This orange pasta is a delicious change-up from the typical pasta dishes you’re used to seeing at the dinner table. It also happens to be very easy to make and a great choice for a mid-week meal with a nice salad.

After I mentioned my idea for this dish and finally brought it to the table, my daughters gave me a weird look and asked, “Where did you get that idea?!” Which led to another one of my childhood “sandlot” stories.

While growing up in the Catskills, my friend David and I each had our own paper routes. Typically on weekends, we would make our deliveries a little bit later, and when finished, we’d converge at one of our houses. One particular Sunday, I arrived at his house, where he and his mother were eating bowls of rigatoni in the kitchen. I was given a bowl of it, and man, was it tasty!

It could have been because I was ravenous from delivering over 100 newspapers on probably the most spread-out paper route in the county, but I think it was because that orange pasta sauce was just darn good. It had a really surprising, bright orange flavor, and I’ve been looking to recreate it ever since. So that memory, I said to my daughters, was the catalyst for this orange pasta sauce recipe.  I can’t answer why it took me so many years to take action in the kitchen, but better late than never!

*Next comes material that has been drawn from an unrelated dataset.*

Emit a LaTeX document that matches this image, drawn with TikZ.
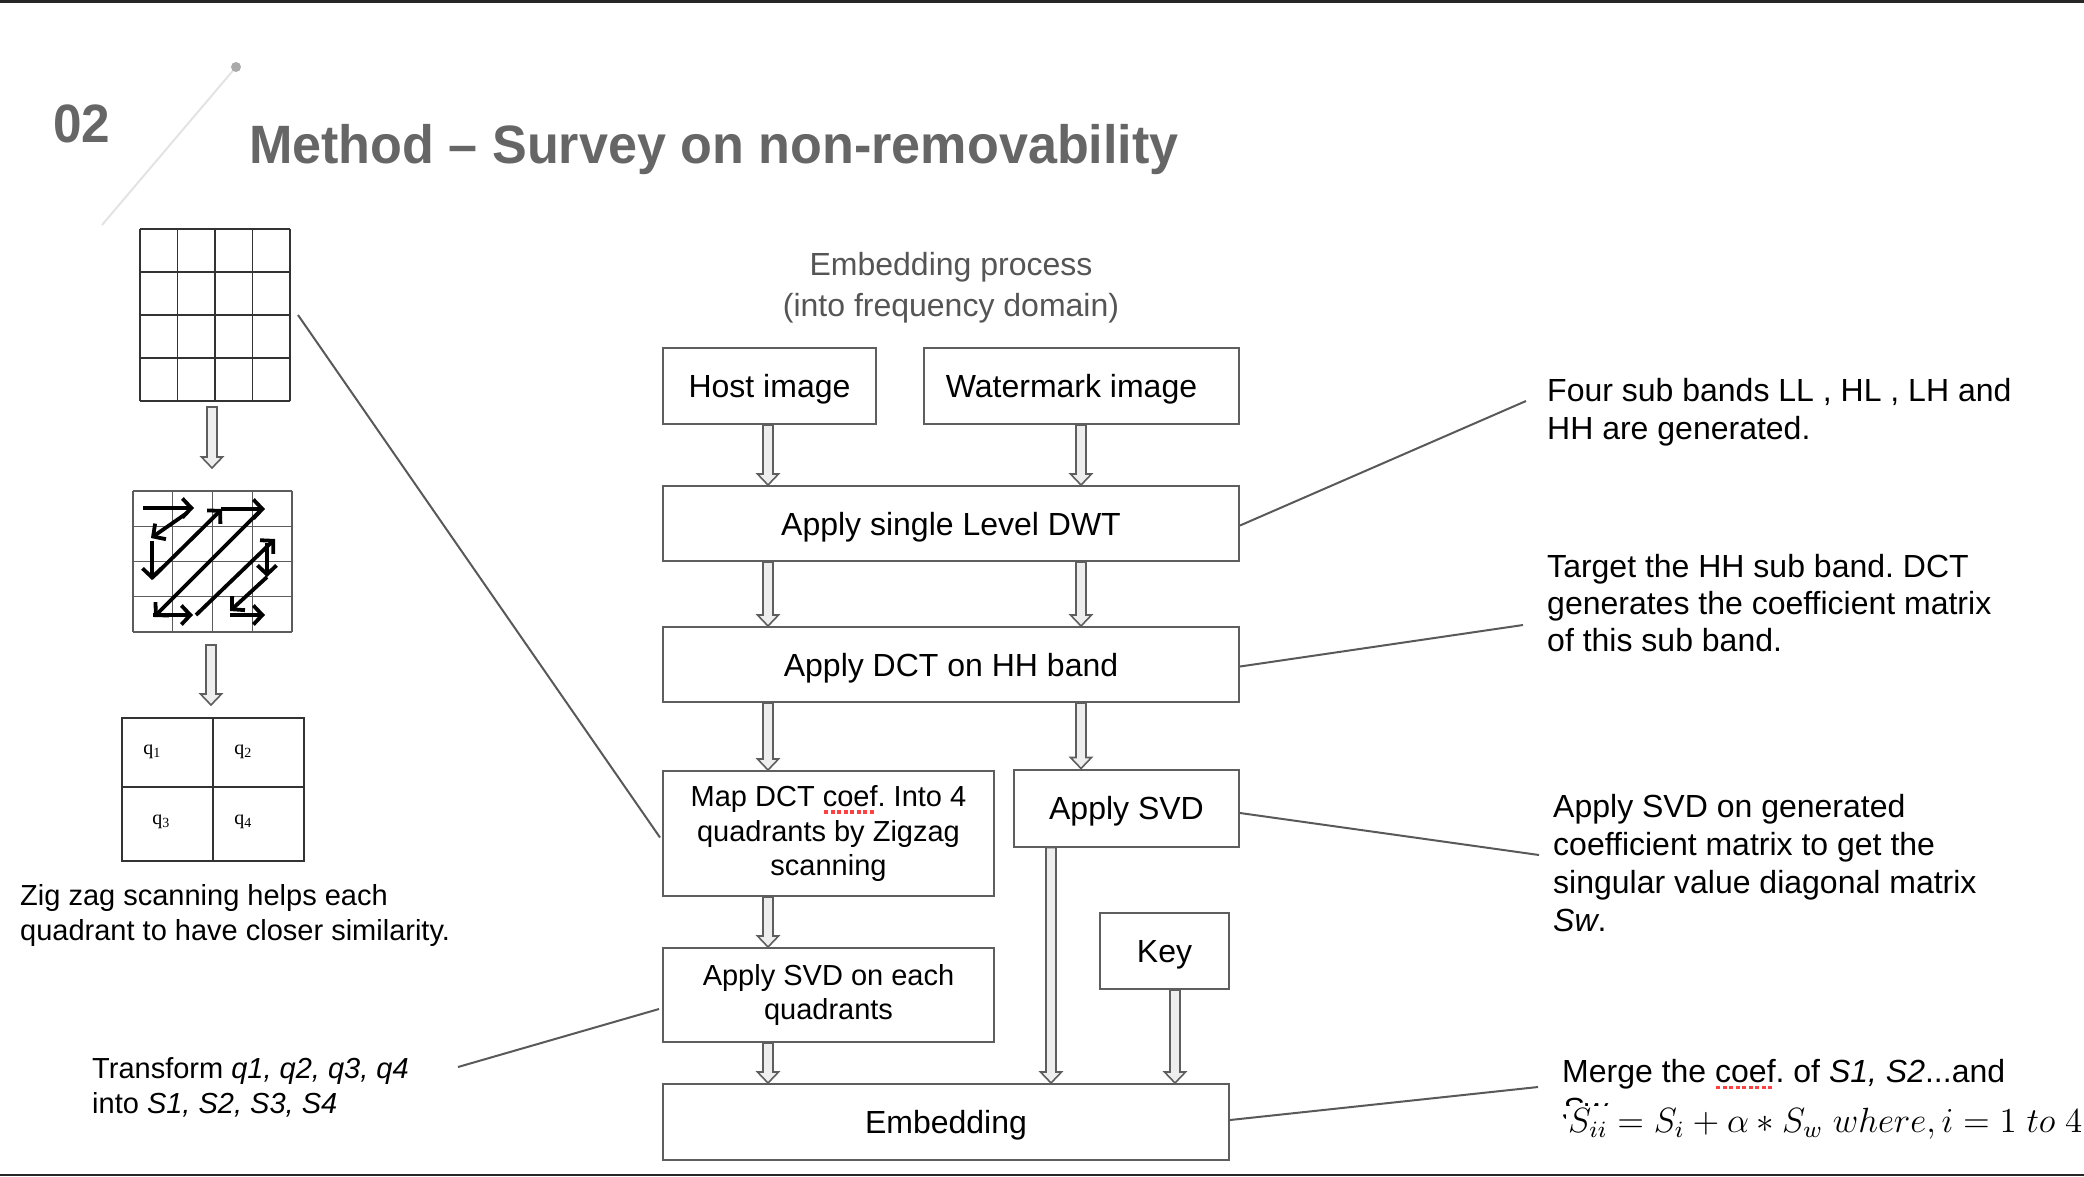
\documentclass[tikz,border=0pt]{standalone}
\usepackage{fontspec}
\setmainfont{Liberation Sans}
\newfontfamily\serifq{Liberation Serif}
\usetikzlibrary{arrows.meta,calc}
\frenchspacing
\definecolor{boxgray}{HTML}{5E5E5E}
\definecolor{titlegray}{HTML}{666666}
\definecolor{subgray}{HTML}{555555}
\definecolor{arrowfill}{HTML}{EEEEEE}
\definecolor{linegray}{HTML}{595959}
\definecolor{decoline}{HTML}{E3E3E3}
\definecolor{decodot}{HTML}{AAAAAA}
\definecolor{gridcol}{HTML}{333333}
\newcommand\fs[2]{\fontsize{#1}{#2}\selectfont}
\newcommand\redul[1]{\setbox0=\hbox{#1}\rlap{\color{red!75!white}\raisebox{-7pt}{\leaders\hbox to 6.5pt{\hss\vrule width 4pt height 3.2pt\hss}\hskip\wd0}}\box0}
\newcommand\barrow[2]{\draw[blockarrow] ($(#1)+(-5,0)$) -- ($(#2)+(-5,-11)$) -- ($(#2)+(-10.5,-11)$) -- (#2) -- ($(#2)+(10.5,-11)$) -- ($(#2)+(5,-11)$) -- ($(#1)+(5,0)$) -- cycle;}
\tikzset{
  stepbox/.style={draw=boxgray, line width=2pt, inner sep=0pt, align=center, font=\fs{32}{38}},
  onel/.style={text height=23pt, text depth=0pt},
  smallbox/.style={stepbox, font=\fs{29}{34.5}},
  blockarrow/.style={draw=boxgray, fill=arrowfill, line width=1.6pt, line join=miter},
  conn/.style={draw=linegray, line width=2pt},
  zz/.style={line width=3.8pt, -{Straight Barb[length=9pt,width=19pt,line width=3.8pt]}},
  note/.style={anchor=north west, inner sep=0pt, align=left, font=\fs{32}{38}},
  smallnote/.style={note, font=\fs{29}{35}},
  qlab/.style={inner sep=0pt, font=\serifq\fs{20}{22}},
}
\begin{document}
\begin{tikzpicture}[x=1pt,y=-1pt]
\useasboundingbox (0,0) rectangle (2084,1176);
% frame lines
\draw[line width=3pt, black!85] (0,1.5) -- (2084,1.5);
\draw[line width=2pt, black!85] (0,1175) -- (2084,1175);
% decoration
\draw[decoline, line width=2pt] (102,225) -- (236,67);
\fill[decodot] (236,67) circle (5);
\node[anchor=base west, inner sep=0pt, text=titlegray, font=\bfseries\fs{54}{60}] (num) at (53,142) {\scalebox{0.95}[1]{02}};
\node[anchor=base west, inner sep=0pt, text=titlegray, font=\bfseries\fs{54}{60}] (title) at (249,163) {\scalebox{0.965}[1]{Method – Survey on non-removability}};

% left figures
\foreach \i in {0,...,4} {
  \draw[gridcol, line width=1.8pt] ({140+37.5*\i},229) -- ({140+37.5*\i},401);
  \draw[gridcol, line width=1.8pt] (140,{229+43*\i}) -- (290,{229+43*\i});
}
\foreach \i in {0,...,4} {
  \draw[gridcol!80, line width=1.4pt] ({133+39.75*\i},491) -- ({133+39.75*\i},632);
  \draw[gridcol!80, line width=1.4pt] (133,{491+35.25*\i}) -- (292,{491+35.25*\i});
}
\draw[zz] (143,508) -- (194,508);
\draw[zz] (187,513) -- (151,538);
\draw[zz] (152,541) -- (152,580);
\draw[zz] (152,578) -- (222,509);
\draw[zz] (221,509) -- (265,509);
\draw[zz] (259,512) -- (154,617);
\draw[zz] (153,615) -- (193,615);
\draw[zz] (196,615) -- (275,539);
\draw[zz] (267,543) -- (267,577);
\draw[zz] (267,577) -- (230,611);
\draw[zz] (230,615) -- (265,615);
\draw[gridcol, line width=1.5pt] (122,718) rectangle (304,861);
\draw[gridcol, line width=1.5pt] (213,718) -- (213,861);
\draw[gridcol, line width=1.5pt] (122,787) -- (304,787);
\node[qlab] (q1) at (152,752) {q\textsubscript{1}};
\node[qlab] (q2) at (243,752) {q\textsubscript{2}};
\node[qlab] (q3) at (161,822) {q\textsubscript{3}};
\node[qlab] (q4) at (243,822) {q\textsubscript{4}};
\coordinate (la1) at (212,407); \coordinate (la1e) at (212,468);
\coordinate (la2) at (211,645); \coordinate (la2e) at (211,705);
\barrow{la1}{la1e}
\barrow{la2}{la2e}
\node[smallnote] (zigcap) at (20,884) {Zig zag scanning helps each\\quadrant to have closer similarity.};
\node[smallnote] (trans) at (92,1057) {Transform \textit{q1, q2, q3, q4}\\into \textit{S1, S2, S3, S4}};

% center
\node[anchor=base, inner sep=0pt, align=center, text=subgray, font=\fs{32}{41}] (ptitle) at (951,316) {Embedding process\\(into frequency domain)};
\node[stepbox, onel, minimum width=213pt, minimum height=76pt] (host) at (769.5,386) {Host image};
\node[stepbox, onel, minimum width=315pt, minimum height=76pt] (wm) at (1081.5,386) {\hspace*{-20pt}Watermark image};
\node[stepbox, onel, minimum width=576pt, minimum height=75pt] (dwt) at (951,523.5) {Apply single Level DWT};
\node[stepbox, onel, minimum width=576pt, minimum height=75pt] (dct) at (951,664.5) {Apply DCT on HH band};
\node[smallbox, minimum width=331pt, minimum height=125pt] (map) at (828.5,833.5) {Map DCT \redul{coef}. Into 4\\quadrants by Zigzag\\scanning};
\node[stepbox, onel, minimum width=225pt, minimum height=77pt] (svd) at (1126.5,808) {Apply SVD};
\node[smallbox, minimum width=331pt, minimum height=94pt] (svdq) at (828.5,995) {Apply SVD on each\\quadrants};
\node[stepbox, onel, minimum width=129pt, minimum height=76pt] (key) at (1164.5,951) {Key};
\node[stepbox, onel, minimum width=566pt, minimum height=76pt] (emb) at (946,1122) {Embedding};
\coordinate (cL) at (768,0);
\coordinate (cR) at (1081,0);
\coordinate (cS) at (1051,0);
\coordinate (cK) at (1175,0);
\barrow{cL |- host.south}{cL |- dwt.north}
\barrow{cR |- wm.south}{cR |- dwt.north}
\barrow{cL |- dwt.south}{cL |- dct.north}
\barrow{cR |- dwt.south}{cR |- dct.north}
\barrow{cL |- dct.south}{cL |- map.north}
\barrow{cR |- dct.south}{cR |- svd.north}
\barrow{cL |- map.south}{cL |- svdq.north}
\barrow{cL |- svdq.south}{cL |- emb.north}
\barrow{cS |- svd.south}{cS |- emb.north}
\barrow{cK |- key.south}{cK |- emb.north}

% right notes
\node[note] (n1) at (1547,377.7) {Four sub bands LL , HL , LH and\\HH are generated.};
\node[note, font=\fs{32}{37}] (n2) at (1547,553.7) {Target the HH sub band. DCT\\generates the coefficient matrix\\of this sub band.};
\node[note] (n3) at (1553,793.7) {Apply SVD on generated\\coefficient matrix to get the\\singular value diagonal matrix\\\textit{Sw}.};
\node[note] (n4) at (1562,1058.7) {Merge the \redul{coef}. of \textit{S1, S2}...and\\\textit{Sw}};
\node[anchor=base west, inner sep=2pt, fill=white, font=\fs{12}{14}] (formula) at (1566,1132) {\scalebox{2.92}{$S_{ii} = S_i + \alpha * S_w\ where, i = 1\ to\ 4.$}};

% connectors
\coordinate (g1c) at (298,315);
\coordinate (n1c) at (1526,401);
\coordinate (n2c) at (1523,625);
\coordinate (n3c) at (1539,855);
\coordinate (trc) at (458,1067);
\coordinate (n4c) at (1538,1087);
\draw[conn] (g1c) -- ($(map.west)+(-2,4)$);
\draw[conn] ($(dwt.east)+(0,2)$) -- (n1c);
\draw[conn] ($(dct.east)+(0,2)$) -- (n2c);
\draw[conn] ($(svd.east)+(0,5)$) -- (n3c);
\draw[conn] ($(svdq.west)+(-3,14)$) -- (trc);
\draw[conn] ($(emb.east)+(0,-2)$) -- (n4c);
\end{tikzpicture}
\end{document}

Note: As you’ll see, we didn’t use the pancetta/bacon when we cooked this recipe for photos. But we’ve had it in the recipe before, and it’s definitely a great addition!

Orange Pasta, by thewoksoflife.com

Orange Pasta: Recipe Instructions

Bring a large pot of salted water to a boil and add the pasta. While that’s happening, heat a skillet over medium heat and add the olive oil and pancetta/bacon (if using). Allow the pancetta to crisp up, and then add the onion and garlic. Cook for about 10 minutes, or until caramelized.

Orange Pasta, by thewoksoflife.com

Stir in the orange juice and tomato paste, and bring to a simmer.

Orange Pasta, by thewoksoflife.com

Season with salt and pepper to taste, and add the half and half. Scoop in your cooked pasta (reserve the cooking liquid), and parmesan cheese.

Orange Pasta, by thewoksoflife.com

Give everything a good stir. Add in a little more of the starchy pasta water if the sauce needs thinning out.  Stir in the orange zest and basil.

Orange Pasta, by thewoksoflife.com

Orange Pasta, by thewoksoflife.com

Give it a taste and adjust the seasoning if needed and you have this caramelized, glistening, tangy, orange pasta sauce with rigatoni ready to eat.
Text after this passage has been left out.